▶ _STATED PROBLEM_:
Scan the lines below for the word "this". Copy each line you find it in.

▶ _INFORMATION PROVIDED_:

-----

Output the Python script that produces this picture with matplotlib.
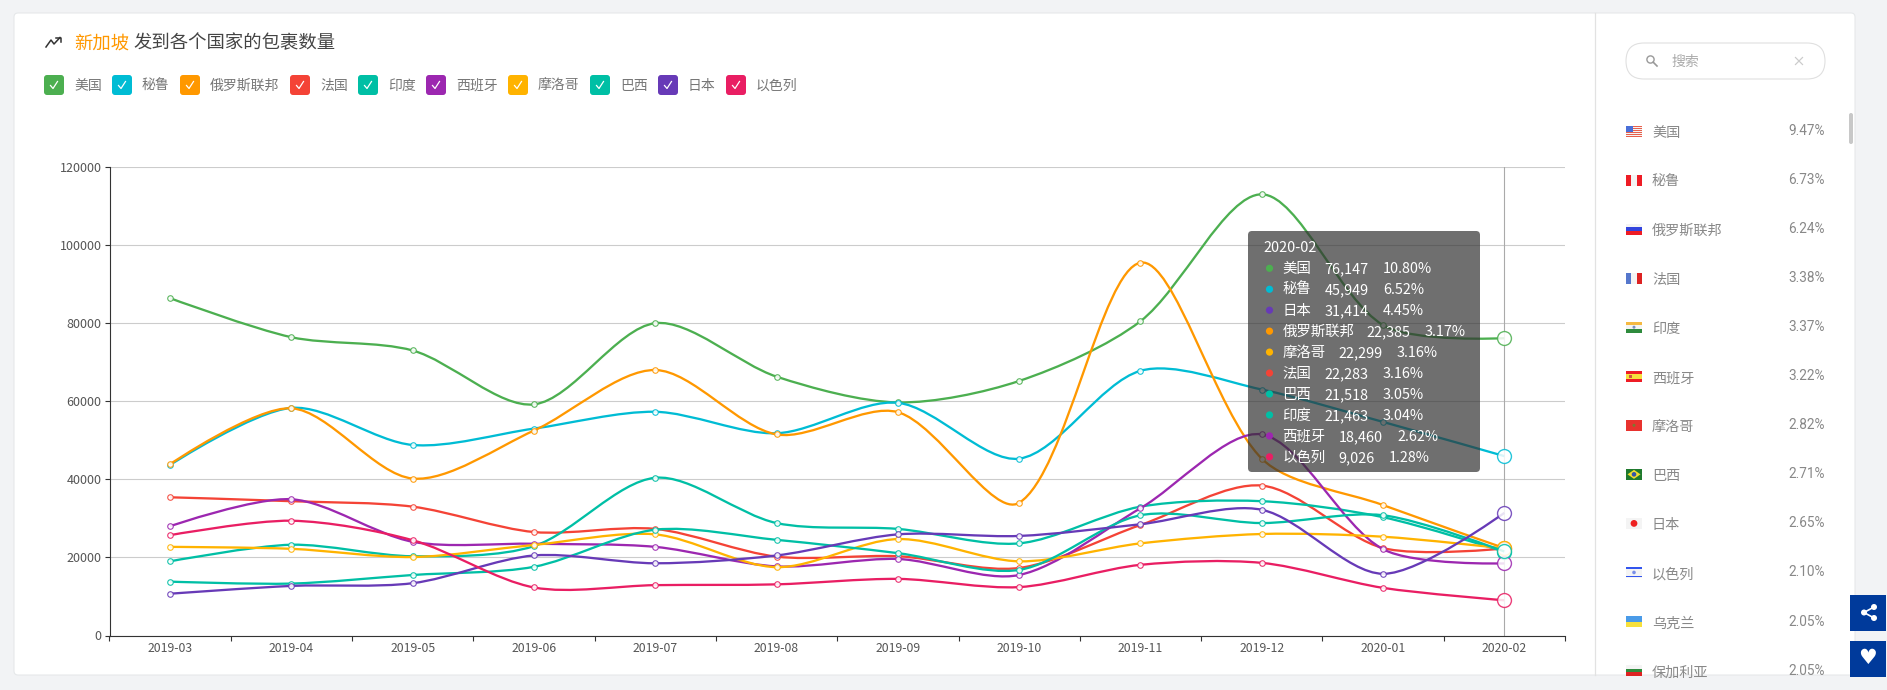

-----

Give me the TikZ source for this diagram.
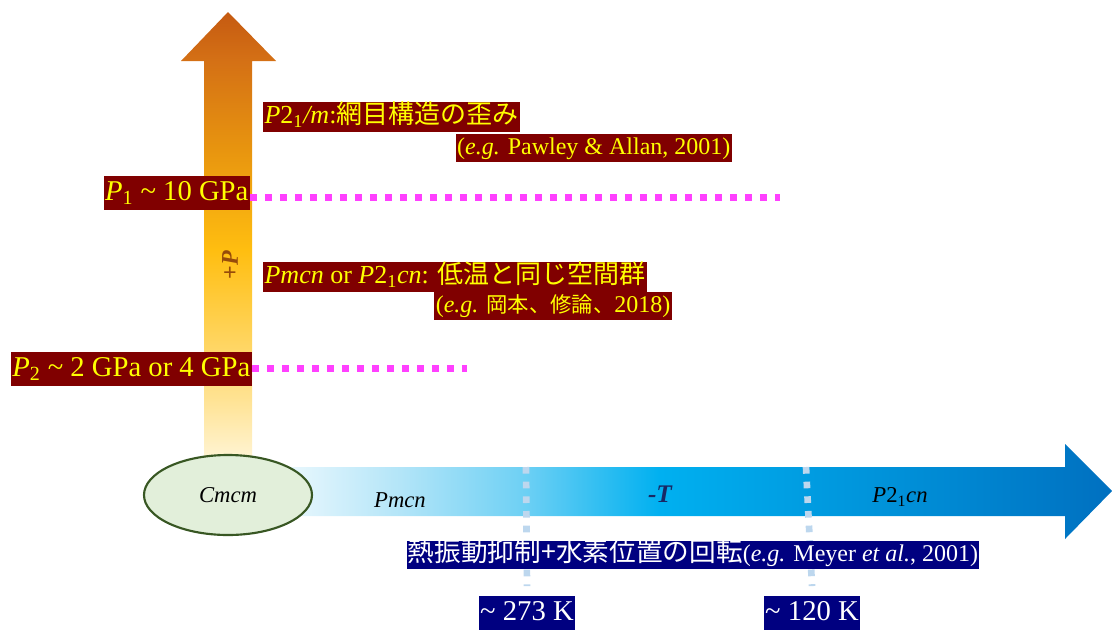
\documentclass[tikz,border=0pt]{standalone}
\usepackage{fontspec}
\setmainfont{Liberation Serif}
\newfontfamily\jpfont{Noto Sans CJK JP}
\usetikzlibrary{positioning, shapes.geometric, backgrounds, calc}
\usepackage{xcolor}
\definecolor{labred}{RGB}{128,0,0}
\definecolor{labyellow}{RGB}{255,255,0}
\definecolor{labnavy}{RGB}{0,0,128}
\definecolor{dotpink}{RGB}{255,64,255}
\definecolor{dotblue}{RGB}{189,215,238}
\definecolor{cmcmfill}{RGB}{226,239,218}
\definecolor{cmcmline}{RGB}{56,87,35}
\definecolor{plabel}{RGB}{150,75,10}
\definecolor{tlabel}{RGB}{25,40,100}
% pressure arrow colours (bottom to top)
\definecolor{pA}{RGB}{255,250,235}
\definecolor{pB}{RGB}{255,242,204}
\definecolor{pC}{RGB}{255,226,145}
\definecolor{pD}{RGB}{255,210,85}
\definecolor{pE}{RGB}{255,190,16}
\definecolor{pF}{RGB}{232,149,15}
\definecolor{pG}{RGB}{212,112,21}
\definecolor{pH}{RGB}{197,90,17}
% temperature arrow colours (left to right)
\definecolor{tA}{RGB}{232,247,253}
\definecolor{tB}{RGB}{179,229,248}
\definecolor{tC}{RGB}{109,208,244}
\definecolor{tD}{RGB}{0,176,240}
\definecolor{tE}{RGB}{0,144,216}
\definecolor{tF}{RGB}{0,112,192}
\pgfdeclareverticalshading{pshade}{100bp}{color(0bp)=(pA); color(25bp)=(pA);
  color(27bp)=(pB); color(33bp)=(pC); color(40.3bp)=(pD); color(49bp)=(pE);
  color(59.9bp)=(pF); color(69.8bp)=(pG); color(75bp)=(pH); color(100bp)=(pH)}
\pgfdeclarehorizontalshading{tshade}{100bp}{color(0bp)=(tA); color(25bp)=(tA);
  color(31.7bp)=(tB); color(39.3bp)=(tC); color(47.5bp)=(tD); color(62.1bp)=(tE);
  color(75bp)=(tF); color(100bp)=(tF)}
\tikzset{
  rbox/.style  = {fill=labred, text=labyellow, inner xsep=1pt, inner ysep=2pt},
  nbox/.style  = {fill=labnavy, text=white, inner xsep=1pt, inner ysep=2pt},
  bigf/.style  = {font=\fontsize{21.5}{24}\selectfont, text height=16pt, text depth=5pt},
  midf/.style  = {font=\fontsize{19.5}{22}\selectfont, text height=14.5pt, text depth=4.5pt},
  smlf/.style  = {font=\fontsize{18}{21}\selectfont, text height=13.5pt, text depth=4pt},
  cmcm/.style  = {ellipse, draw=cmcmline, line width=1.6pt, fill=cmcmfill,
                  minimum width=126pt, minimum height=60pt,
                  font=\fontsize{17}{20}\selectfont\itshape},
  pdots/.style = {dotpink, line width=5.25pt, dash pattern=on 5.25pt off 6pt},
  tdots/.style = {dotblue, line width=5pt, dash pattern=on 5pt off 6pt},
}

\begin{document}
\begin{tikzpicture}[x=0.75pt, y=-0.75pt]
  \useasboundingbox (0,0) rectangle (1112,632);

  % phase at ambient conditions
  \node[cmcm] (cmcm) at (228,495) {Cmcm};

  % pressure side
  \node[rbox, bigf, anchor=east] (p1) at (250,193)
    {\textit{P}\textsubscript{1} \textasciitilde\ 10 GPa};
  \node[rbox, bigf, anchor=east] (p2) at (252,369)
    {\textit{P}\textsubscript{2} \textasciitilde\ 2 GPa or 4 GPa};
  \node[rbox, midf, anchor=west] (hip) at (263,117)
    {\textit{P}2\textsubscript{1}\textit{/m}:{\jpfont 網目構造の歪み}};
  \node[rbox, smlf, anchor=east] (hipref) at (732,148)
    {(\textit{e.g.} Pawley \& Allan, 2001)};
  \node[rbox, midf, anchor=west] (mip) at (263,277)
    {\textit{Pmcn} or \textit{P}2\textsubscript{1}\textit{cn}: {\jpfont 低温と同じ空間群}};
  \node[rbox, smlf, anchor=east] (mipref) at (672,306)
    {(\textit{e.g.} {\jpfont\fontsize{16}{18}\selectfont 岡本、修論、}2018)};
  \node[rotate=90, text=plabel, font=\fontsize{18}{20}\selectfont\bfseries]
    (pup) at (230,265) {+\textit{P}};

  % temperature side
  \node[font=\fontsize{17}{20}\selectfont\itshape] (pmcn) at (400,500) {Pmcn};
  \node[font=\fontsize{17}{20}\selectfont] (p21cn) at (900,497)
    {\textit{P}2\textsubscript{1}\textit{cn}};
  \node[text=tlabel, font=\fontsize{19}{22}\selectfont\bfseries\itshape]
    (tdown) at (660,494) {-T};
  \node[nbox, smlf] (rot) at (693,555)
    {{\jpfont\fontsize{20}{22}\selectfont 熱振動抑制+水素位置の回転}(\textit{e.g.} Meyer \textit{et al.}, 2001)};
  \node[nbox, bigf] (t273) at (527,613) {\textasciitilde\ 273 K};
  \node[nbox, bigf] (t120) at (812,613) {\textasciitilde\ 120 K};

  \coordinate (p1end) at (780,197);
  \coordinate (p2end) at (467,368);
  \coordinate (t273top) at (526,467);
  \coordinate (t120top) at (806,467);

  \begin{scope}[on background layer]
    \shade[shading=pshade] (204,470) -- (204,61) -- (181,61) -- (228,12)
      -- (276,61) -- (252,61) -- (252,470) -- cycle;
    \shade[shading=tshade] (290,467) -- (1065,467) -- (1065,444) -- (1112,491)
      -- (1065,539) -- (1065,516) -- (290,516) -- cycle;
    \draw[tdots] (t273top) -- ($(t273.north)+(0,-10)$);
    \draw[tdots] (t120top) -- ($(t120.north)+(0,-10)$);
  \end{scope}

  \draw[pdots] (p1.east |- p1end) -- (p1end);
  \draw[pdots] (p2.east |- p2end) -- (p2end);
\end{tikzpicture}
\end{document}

-----

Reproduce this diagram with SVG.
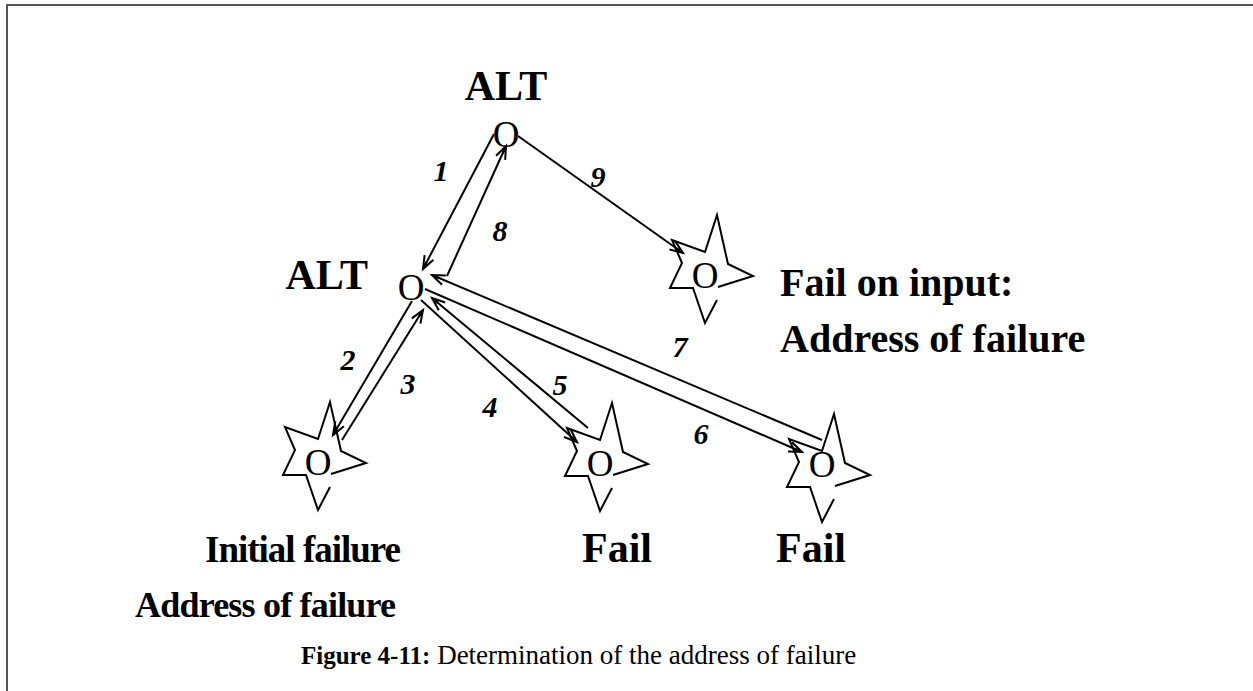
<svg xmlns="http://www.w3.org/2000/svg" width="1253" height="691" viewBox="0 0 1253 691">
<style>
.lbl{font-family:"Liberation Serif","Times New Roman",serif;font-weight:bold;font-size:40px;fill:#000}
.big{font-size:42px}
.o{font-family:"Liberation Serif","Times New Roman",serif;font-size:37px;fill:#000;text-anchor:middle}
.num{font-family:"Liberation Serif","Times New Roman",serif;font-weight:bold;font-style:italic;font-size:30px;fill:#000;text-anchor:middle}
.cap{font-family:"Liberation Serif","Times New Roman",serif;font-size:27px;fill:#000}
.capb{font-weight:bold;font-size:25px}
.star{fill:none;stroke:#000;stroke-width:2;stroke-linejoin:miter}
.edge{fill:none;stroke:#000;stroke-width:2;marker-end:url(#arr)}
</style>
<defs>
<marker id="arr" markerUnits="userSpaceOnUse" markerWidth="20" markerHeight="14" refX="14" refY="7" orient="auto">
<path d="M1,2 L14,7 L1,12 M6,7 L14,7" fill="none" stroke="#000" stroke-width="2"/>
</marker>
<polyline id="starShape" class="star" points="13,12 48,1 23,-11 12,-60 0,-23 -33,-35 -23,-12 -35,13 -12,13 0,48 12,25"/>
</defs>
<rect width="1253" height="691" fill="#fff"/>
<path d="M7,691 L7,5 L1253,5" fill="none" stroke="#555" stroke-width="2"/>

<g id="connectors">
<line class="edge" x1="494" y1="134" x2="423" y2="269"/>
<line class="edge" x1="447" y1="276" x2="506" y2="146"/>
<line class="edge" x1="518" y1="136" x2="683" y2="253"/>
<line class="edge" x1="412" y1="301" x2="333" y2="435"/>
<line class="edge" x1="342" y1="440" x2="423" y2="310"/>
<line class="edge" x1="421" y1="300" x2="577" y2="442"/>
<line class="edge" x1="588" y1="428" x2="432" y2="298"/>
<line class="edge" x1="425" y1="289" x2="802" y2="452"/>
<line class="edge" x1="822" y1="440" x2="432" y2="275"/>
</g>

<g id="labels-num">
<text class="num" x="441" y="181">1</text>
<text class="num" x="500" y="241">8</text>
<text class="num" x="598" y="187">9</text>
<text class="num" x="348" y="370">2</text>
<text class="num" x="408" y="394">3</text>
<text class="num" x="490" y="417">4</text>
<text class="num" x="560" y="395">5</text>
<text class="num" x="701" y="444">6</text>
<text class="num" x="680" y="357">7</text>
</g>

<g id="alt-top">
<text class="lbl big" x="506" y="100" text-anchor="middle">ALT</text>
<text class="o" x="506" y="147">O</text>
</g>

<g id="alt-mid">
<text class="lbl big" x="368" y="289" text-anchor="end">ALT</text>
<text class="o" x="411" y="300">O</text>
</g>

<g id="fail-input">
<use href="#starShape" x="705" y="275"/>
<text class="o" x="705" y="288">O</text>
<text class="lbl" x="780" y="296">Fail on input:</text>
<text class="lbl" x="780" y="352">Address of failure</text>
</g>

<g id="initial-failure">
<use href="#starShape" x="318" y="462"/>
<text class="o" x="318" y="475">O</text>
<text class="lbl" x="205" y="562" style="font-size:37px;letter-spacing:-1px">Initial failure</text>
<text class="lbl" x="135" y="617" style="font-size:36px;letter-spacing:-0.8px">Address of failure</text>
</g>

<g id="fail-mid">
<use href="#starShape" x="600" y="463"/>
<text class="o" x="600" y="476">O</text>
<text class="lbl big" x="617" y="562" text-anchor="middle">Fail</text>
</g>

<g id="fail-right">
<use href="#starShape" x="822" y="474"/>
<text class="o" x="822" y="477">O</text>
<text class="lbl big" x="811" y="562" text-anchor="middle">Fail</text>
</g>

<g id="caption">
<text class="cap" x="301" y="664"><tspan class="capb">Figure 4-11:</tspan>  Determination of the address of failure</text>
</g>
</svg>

-----

▶ _RESPONSE_:
Output the Python script that produces this picture with matplotlib.
Give me the TikZ source for this diagram.
Reproduce this diagram with SVG.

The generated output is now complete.